1947.09.23
From Lt Gen Nathan Twining to Brig Gen George Schulgen
[Click images to clarify and enlarge]
SECRET
HEADQUARTERS
AIR MATERIEL COMMAND
TSDIN/HMM/1g/6-4100
WRIGHT FIELD, DAYTON, OHIO
SEP 23 1947
SUBJECT: AMC Opinion Concerning “Flying Discs”
TO: Commanding General
Army Air Forces
Washington 25, DC
ATTENTION: Brig. General George Schulgen
AC/A5-2
1. As requested by AC/A5-2 there is presented below the considered opinion of this Command concerning the so-called “Flying Discs”. This opinion is based on interrogation report data furnished by AC/A5-2 and preliminary studies by personnel of T-2 and Aircraft Laboratory, Engineering Division T-3. This opinion was arrived at in a conference between personnel from the Air Institute of Technology, Intelligence T-2, Office, Chief of Engineering Division, and the Aircraft, Power Plant and Propeller Laboratories of Engineering Division T-3.
2. It is the opinion that:
a. The phenomenon reported is something real and not visionary or fictitious.
b. There are objects probably approximately the shape of a disc, of such appreciable size as to appear to be as large as man-made aircraft.
c. There is a possibility that some of the incidents may be caused by natural phenomena, such as meteors.
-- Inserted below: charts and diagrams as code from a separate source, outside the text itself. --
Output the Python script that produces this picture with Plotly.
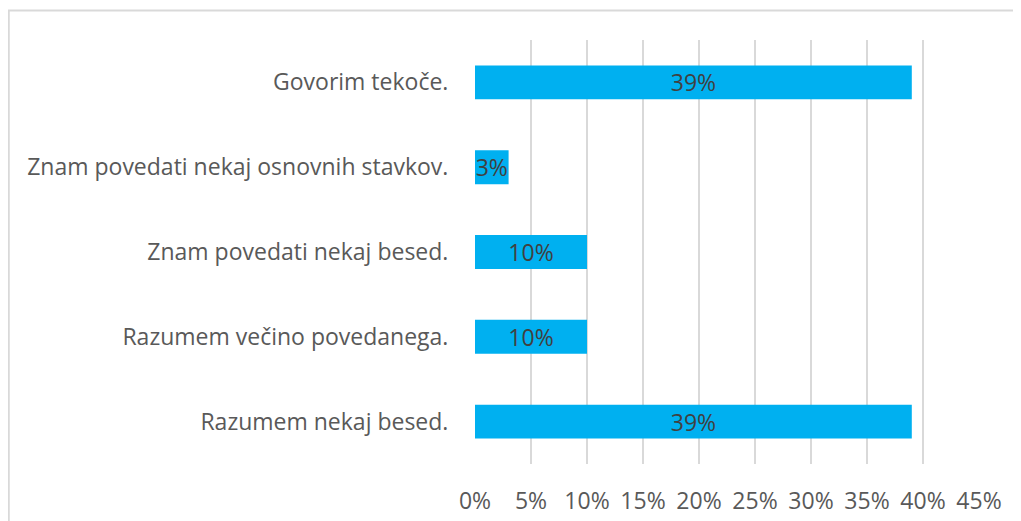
import plotly.graph_objects as go

categories = [
    "Razumem nekaj besed.",
    "Razumem večino povedanega.",
    "Znam povedati nekaj besed.",
    "Znam povedati nekaj osnovnih stavkov.",
    "Govorim tekoče.",
]
values = [39, 10, 10, 3, 39]
x_ticks = [0, 5, 10, 15, 20, 25, 30, 35, 40, 45]
x_tick_labels = [f"{t}%" for t in x_ticks]

FONT = "Open Sans, Noto Sans, sans-serif"
FS = 23

fig = go.Figure(go.Bar(
    y=categories,
    x=values,
    orientation="h",
    marker=dict(color="#00B0F0", line=dict(width=0)),
    text=[f"{v}%" for v in values],
    textposition="inside",
    insidetextanchor="middle",
    textangle=0,
    constraintext="none",
    textfont=dict(family=FONT, size=FS, color="#404040"),
    cliponaxis=False,
    hoverinfo="skip",
))

fig.update_layout(
    width=1013,
    height=513,
    margin=dict(l=467, r=42, t=32, b=57, autoexpand=False),
    paper_bgcolor="white",
    plot_bgcolor="white",
    bargap=0.6,
    showlegend=False,
    font=dict(family=FONT, size=FS, color="#595959"),
    xaxis=dict(
        range=[0, 45],
        tickvals=x_ticks,
        ticktext=x_tick_labels,
        showgrid=True,
        gridcolor="#D9D9D9",
        gridwidth=1.5,
        zeroline=False,
        showline=False,
        ticks="outside",
        ticklen=16,
        tickcolor="rgba(0,0,0,0)",
        tickfont=dict(family=FONT, size=FS, color="#595959"),
        automargin=False,
        fixedrange=True,
    ),
    yaxis=dict(
        categoryorder="array",
        categoryarray=categories,
        showgrid=False,
        zeroline=False,
        showline=False,
        ticks="outside",
        ticklen=21,
        tickcolor="rgba(0,0,0,0)",
        tickfont=dict(family=FONT, size=FS, color="#595959"),
        automargin=False,
        fixedrange=True,
    ),
    shapes=[dict(
        type="rect",
        xref="paper", yref="paper",
        x0=-0.9251, x1=1.3, y0=-0.3, y1=1.0696,
        line=dict(color="#D9D9D9", width=2),
        fillcolor="rgba(0,0,0,0)",
        layer="below",
    )],
)

fig.write_html("out.html")
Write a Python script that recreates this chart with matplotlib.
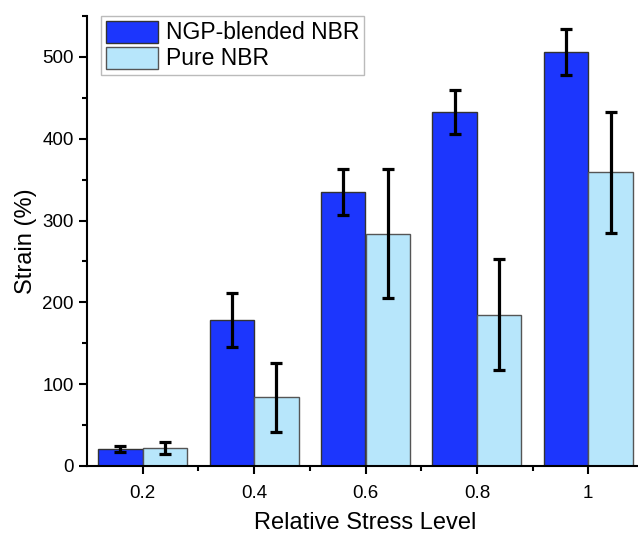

d. The reported operating characteristics such as extreme rates of climb, maneuverability (particularly in roll), and action which must be considered evasive when sighted or contacted by friendly aircraft and radar, lend belief to the possibility that some of the objects are controlled either manually, automatically or remotely.
e. The apparent common description of the objects is as follows:-
(1) Metallic or light reflecting surface.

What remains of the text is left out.